In anni recenti, molti appassionati al tema si sono assunti il compito di far sì che soggetti diversamente educati potessero invece capirsi e produrre assieme paesaggi comuni dagli esiti virtuosi. Architetti e architetti del paesaggio, urbanisti, geografi, esperti di politiche urbane e territoriali. Interpreti di paesaggi variamente impegnati a risolvere il problema più arduo e annoso. Quello di trovare una chiave di lettura plurale del reale, e istituzionalizzarla. Alain Roger, al contrario, su esortazione o meno di Oscar Wilde e dei suoi snobismi, ben si guardava dall'assumere un simile esito come praticabile. Pena la replica di paesaggi piuttosto che loro invenzione. L'insistenza del Breve trattato riguarda ben altro: il carattere autentico dell'attività artistica (e dei paesaggi che essa produce), il paesaggio quale scrittura della storia, la promessa di liberazione contenuta entro un progetto estetico. In gran parte dell'attuale discorso sul paesaggio, tutto questo sembra essersi dissolto. Non che oggi manchi il ricorso a categorie estetiche ogni volta che si intenda recuperare una qualche forma di relazione coinvolgente tra spazio e società. Ma l'estetica di riferimento sembra ormai aver detto addio a teorie e dottrine universalistiche cui il trattato non sembra affatto voler rinunciare (Jean-Marie Schaeffer, Addio all'estetica, Sellerio, 2002). In luogo di una teoria, infinite relazioni estetiche, capaci ogni volta di raccontare specifici modi di rapportarsi al mondo, senza la pretesa di poterlo ogni volta, più o meno per incanto, cambiare.

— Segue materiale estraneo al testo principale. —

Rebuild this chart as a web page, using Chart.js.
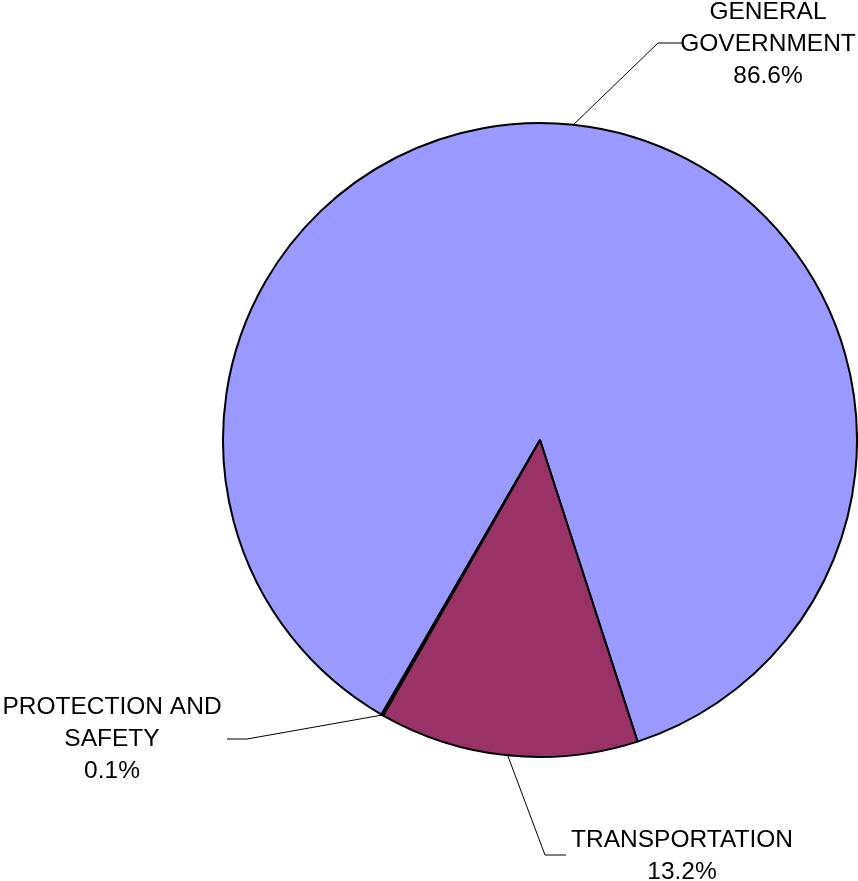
<!DOCTYPE html>
<html>
<head>
<meta charset="utf-8">
<script src="https://cdn.jsdelivr.net/npm/chart.js@4.4.1/dist/chart.umd.min.js"></script>
<style>
    html, body { margin: 0; padding: 0; background: #ffffff; }
    #wrap { width: 858px; height: 881px; position: relative; }
</style>
</head>
<body>
<div id="wrap"><canvas id="pieChart"></canvas></div>
<script>
// data
const categories = ['GENERAL GOVERNMENT', 'TRANSPORTATION', 'PROTECTION AND SAFETY'];
const shares = [86.6, 13.2, 0.1];
const labelLines = [['GENERAL', 'GOVERNMENT'], ['TRANSPORTATION'], ['PROTECTION AND', 'SAFETY']];
const sliceColors = ['#9999FF', '#993366', '#FFFFCC'];

// where each label and its leader line go
const labelSpots = [
    { elbowX: 658, elbowY: 43, tailX: 682, textX: 768, textY: 12 },
    { elbowX: 545, elbowY: 855, tailX: 566, textX: 682, textY: 840 },
    { elbowX: 247, elbowY: 739, tailX: 227, textX: 112, textY: 707 }
];

// labels with leader lines, like the excel chart
const leaderLabels = {
    id: 'leaderLabels',
    afterDatasetsDraw(chart) {
        const ctx = chart.ctx;
        const arcs = chart.getDatasetMeta(0).data;
        ctx.save();
        arcs.forEach((arc, i) => {
            const spot = labelSpots[i];
            const mid = (arc.startAngle + arc.endAngle) / 2;
            const ax = arc.x + Math.cos(mid) * arc.outerRadius;
            const ay = arc.y + Math.sin(mid) * arc.outerRadius;

            ctx.strokeStyle = '#000000';
            ctx.lineWidth = 1;
            ctx.beginPath();
            ctx.moveTo(ax, ay);
            ctx.lineTo(spot.elbowX, spot.elbowY);
            ctx.lineTo(spot.tailX, spot.elbowY);
            ctx.stroke();

            const lines = labelLines[i].concat([shares[i].toFixed(1) + '%']);
            ctx.fillStyle = '#000000';
            ctx.font = '24.5px "Liberation Sans", Arial, sans-serif';
            ctx.textAlign = 'center';
            ctx.textBaseline = 'middle';
            lines.forEach((txt, k) => {
                ctx.fillText(txt, spot.textX, spot.textY + k * 32);
            });
        });
        ctx.restore();
    }
};

new Chart(document.getElementById('pieChart'), {
    type: 'pie',
    data: {
        labels: categories,
        datasets: [{
            data: shares,
            backgroundColor: sliceColors,
            borderColor: '#000000',
            borderWidth: 2
        }]
    },
    options: {
        responsive: true,
        maintainAspectRatio: false,
        animation: false,
        rotation: 210,
        layout: {
            padding: { left: 222, right: 0, top: 122, bottom: 123 }
        },
        plugins: {
            legend: { display: false },
            tooltip: { enabled: false }
        }
    },
    plugins: [leaderLabels]
});
</script>
</body>
</html>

Accade che un successo travisi la sostanza. E che l'onda sospinga argomenti in ragione d'altro. Non molto tempo fa era la différance di Derrida a farsi architettura della decostruzione, e a rinvigorire pratiche artistiche in cerca di entusiasmi e legittimazione. Oggi, rileggendo il Breve trattato del romanziere e filosofo Alain Roger, appare evidente che il discorso sul paesaggio abbia condotto altrove le posizioni originarie dell'autore. Resta da chiedersi il perché del grande appeal delle origini. Quando in fondo si trattava (oggi cosa forse più evidente) di un tradizionale trattato d'arte a uso e consumo degli architetti cui si riferiva. Certo, la differenza la faceva il paesaggio. Nel vortice postmodernista degli anni novanta quale architettura avrebbe mai osato ascriversi al sublime? A ripensarci, non fa una gran differenza. Per un po', dell'ego artistico di architetti costretti entro posture fisse se ne è preso cura il paesaggio. Per poi praticare altre direzioni, lasciandoli di nuovo soli.